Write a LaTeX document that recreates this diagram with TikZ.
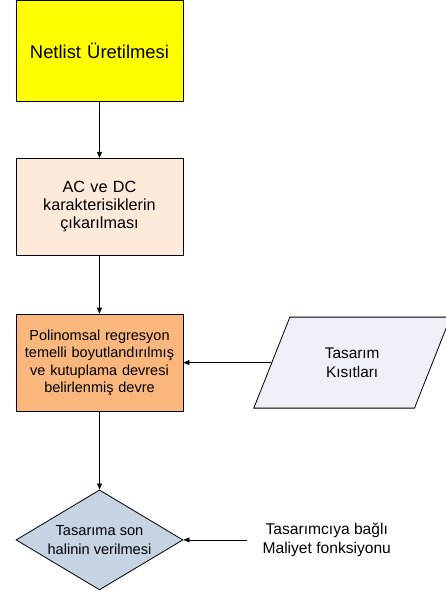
\documentclass[tikz,border=0pt]{standalone}
\usepackage{fontspec}
\setmainfont{Liberation Sans}
\usepackage{tikz}
\usetikzlibrary{positioning,arrows.meta,shapes.geometric}

\definecolor{sari}{HTML}{FFFF00}
\definecolor{acikturuncu}{HTML}{FDEADA}
\definecolor{turuncu}{HTML}{F9B77E}
\definecolor{acikgri}{HTML}{EDF0F6}
\definecolor{mavigri}{HTML}{C5D3E3}

\begin{document}
\begin{tikzpicture}[
  x=1pt, y=-1pt,
  box/.style={draw, line width=0.8pt, align=center, text width=155pt, minimum width=167pt, minimum height=97pt, inner sep=0pt, font=\fontsize{14.5}{17.4}\selectfont},
  girdi/.style={draw, line width=0.8pt, trapezium, trapezium left angle=64, trapezium right angle=116, trapezium stretches=true, minimum width=197pt, minimum height=91pt, fill=acikgri, align=center, font=\fontsize{15.4}{19}\selectfont},
  karar/.style={draw, line width=0.8pt, diamond, shape aspect=1.67, minimum width=167pt, minimum height=100pt, inner sep=0pt, fill=mavigri, align=center, font=\fontsize{14.6}{19}\selectfont},
  arr/.style={-{Triangle[length=6pt,width=5pt]}, line width=0.8pt},
]
\useasboundingbox (0,0) rectangle (446,592);

\node[box, fill=sari, minimum height=101pt, font=\fontsize{18.4}{22}\selectfont] (netlist) at (99.5,51) {Netlist Üretilmesi};
\node[box, fill=acikturuncu, below=56pt of netlist, font=\fontsize{16.2}{18}\selectfont] (acdc) {AC ve DC\\karakterisiklerin\\çıkarılması};
\node[box, fill=turuncu, below=58pt of acdc] (devre) {Polinomsal regresyon\\temelli boyutlandırılmış\\ve kutuplama devresi\\belirlenmiş devre};
\node[girdi, right=88pt of devre] (kisit) {Tasarım\\Kısıtları};
\node[karar, below=78pt of devre] (son) {Tasarıma son\\halinin verilmesi};
\node[align=center, inner xsep=0pt, font=\fontsize{15.6}{19}\selectfont, right=79pt of son] (maliyet) {Tasarımcıya bağlı\\Maliyet fonksiyonu};

\draw[arr] (netlist) -- (acdc);
\draw[arr] (acdc) -- (devre);
\draw[arr] (kisit.west) -- (devre.east);
\draw[arr] (devre) -- (son);
\draw[arr] ([xshift=-15pt]maliyet.west) -- (son.east);
\end{tikzpicture}
\end{document}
* * * *
TASK STATEMENT: Return the listing above word for word, with the pictures removed.

RESULT FOR THIS TASK:
Write a LaTeX document that recreates this diagram with TikZ.
\documentclass[tikz,border=0pt]{standalone}
\usepackage{fontspec}
\setmainfont{Liberation Sans}
\usepackage{tikz}
\usetikzlibrary{positioning,arrows.meta,shapes.geometric}

\definecolor{sari}{HTML}{FFFF00}
\definecolor{acikturuncu}{HTML}{FDEADA}
\definecolor{turuncu}{HTML}{F9B77E}
\definecolor{acikgri}{HTML}{EDF0F6}
\definecolor{mavigri}{HTML}{C5D3E3}

\begin{document}
\begin{tikzpicture}[
  x=1pt, y=-1pt,
  box/.style={draw, line width=0.8pt, align=center, text width=155pt, minimum width=167pt, minimum height=97pt, inner sep=0pt, font=\fontsize{14.5}{17.4}\selectfont},
  girdi/.style={draw, line width=0.8pt, trapezium, trapezium left angle=64, trapezium right angle=116, trapezium stretches=true, minimum width=197pt, minimum height=91pt, fill=acikgri, align=center, font=\fontsize{15.4}{19}\selectfont},
  karar/.style={draw, line width=0.8pt, diamond, shape aspect=1.67, minimum width=167pt, minimum height=100pt, inner sep=0pt, fill=mavigri, align=center, font=\fontsize{14.6}{19}\selectfont},
  arr/.style={-{Triangle[length=6pt,width=5pt]}, line width=0.8pt},
]
\useasboundingbox (0,0) rectangle (446,592);

\node[box, fill=sari, minimum height=101pt, font=\fontsize{18.4}{22}\selectfont] (netlist) at (99.5,51) {Netlist Üretilmesi};
\node[box, fill=acikturuncu, below=56pt of netlist, font=\fontsize{16.2}{18}\selectfont] (acdc) {AC ve DC\\karakterisiklerin\\çıkarılması};
\node[box, fill=turuncu, below=58pt of acdc] (devre) {Polinomsal regresyon\\temelli boyutlandırılmış\\ve kutuplama devresi\\belirlenmiş devre};
\node[girdi, right=88pt of devre] (kisit) {Tasarım\\Kısıtları};
\node[karar, below=78pt of devre] (son) {Tasarıma son\\halinin verilmesi};
\node[align=center, inner xsep=0pt, font=\fontsize{15.6}{19}\selectfont, right=79pt of son] (maliyet) {Tasarımcıya bağlı\\Maliyet fonksiyonu};

\draw[arr] (netlist) -- (acdc);
\draw[arr] (acdc) -- (devre);
\draw[arr] (kisit.west) -- (devre.east);
\draw[arr] (devre) -- (son);
\draw[arr] ([xshift=-15pt]maliyet.west) -- (son.east);
\end{tikzpicture}
\end{document}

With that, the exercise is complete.